Big Cypress Bayou (in modern parlance Big is usually dropped) flows eastward - left in these photos - through Lake Cypress, Texas' only natural lake and one which it shares with neighboring Louisiana. Then the water level was much deeper owing to what was called the Great Raft, a massive miles-long logjam on the Red above modern Shreveport which acted as a natural dam, making Shreveport head of navigation on the Red and raising the water level in all its tributaries. The area shown in the park was then largely covered by water, allowing small shallow-draft steamboats space to turn around for their return trip. The town began as a ferry at this point which was also the head of navigation on Cypress Bayou.
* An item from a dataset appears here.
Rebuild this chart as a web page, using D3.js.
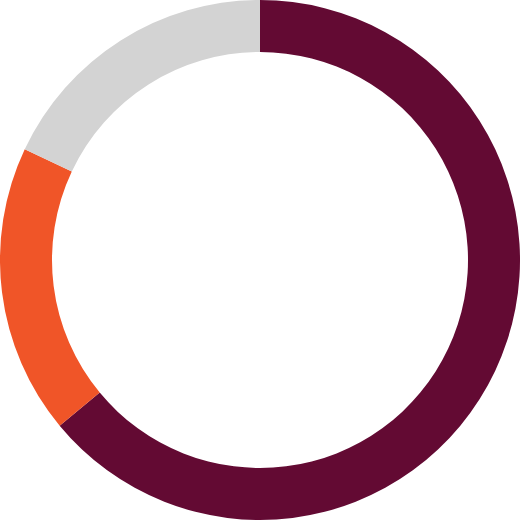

The railroad bridge pictured crosses the stream today, but trains did not come here until well after the Civil War and too late to save the town's by-then slumping economy.

 

(2015) Enlarge Jefferson Interpretive Marker
 
As the historical marker describes, Jefferson was an important shipping and small manufacturing site for the Confederacy; goods from Texas were shipped from here through Lake Cypress on to the headquarters of the Trans-Mississippi Confederacy at Shreveport. This included gunpowder made in powder mills a dozen miles south in the country nearer to Marshall, Texas. During Reconstruction, anti-government sentiment ran so high a Federal garrison was established here to protect Freedman and government property and enforce Reconstruction laws.

     
 

(2015) Enlarge Jay Gould's Railroad Car
 
Many years later during the Great Depression and well after Gould's death what was believed to be his private rail car was discovered on a siding being lived in by otherwise homeless vagrants. It was brought here where, though lovingly preserved and protected near Jefferson's historic waterfront, it sits somewhat forlornly, empty of furnishings and sans its trucks which gives it a rather odd low-slung appearance.

 

(2015) Enlarge Jefferson Historical Society and Museum
 
Jefferson's economy did not die immediately, but rather began a steady decline from which it has never recovered; today the population hovers around 2,000. Somewhat ironically the United States government built the magnificent structure above to serve as a combination post office and Federal court building in 1888 on Austin Street; today it houses the Jefferson Historical Society and Museum. Jefferson's decline proved to be a boon for historical preservation as many buildings such as this as well as very many Victorian homes built as far back as the 1840's were left in neighborhoods largely untouched by "progress" and development to molder until their rebirth following WWII as Texas' bed-and-breakfast capital.

     
 

(2015) Enlarge Polk Street
 
Like most American towns and cities of the era, Jefferson's streets were named for its pioneers and statesmen of the day; above is the main NE - SW route, Polk Street, named for James K. Polk, President during the town's founding. The commercial buildings remaining here in the heart of historic downtown postdate the Civil War but are very much in the style of those present then. In the distance Polk St. crosses Cypress Bayou in the area of the turning basin in the post at top of this page; at the far end of the row of buildings stands the 1920's Marion County Courthouse complete with its Confederate Monument on the corner.

 

(2015) Enlarge Early Jefferson Lodge Building, now McGarity's Saloon
 
Two of what were once many similar period warehouse buildings remain on Dallas St. which was the last before the bayou where piers extended across marsh land to the riverboat landings. Above is the ca. 1860 building built as a livery but which during the war held a Confederate hat factory. As postwar McGarity's Saloon it flourished until 1868 when its proprietor was indicted for "retail sale of vinous liquors," "permitting gaming," and having a "disorderly house." This structure was nearing collapse around a century later when it was rescued as a restoration project of the local high school.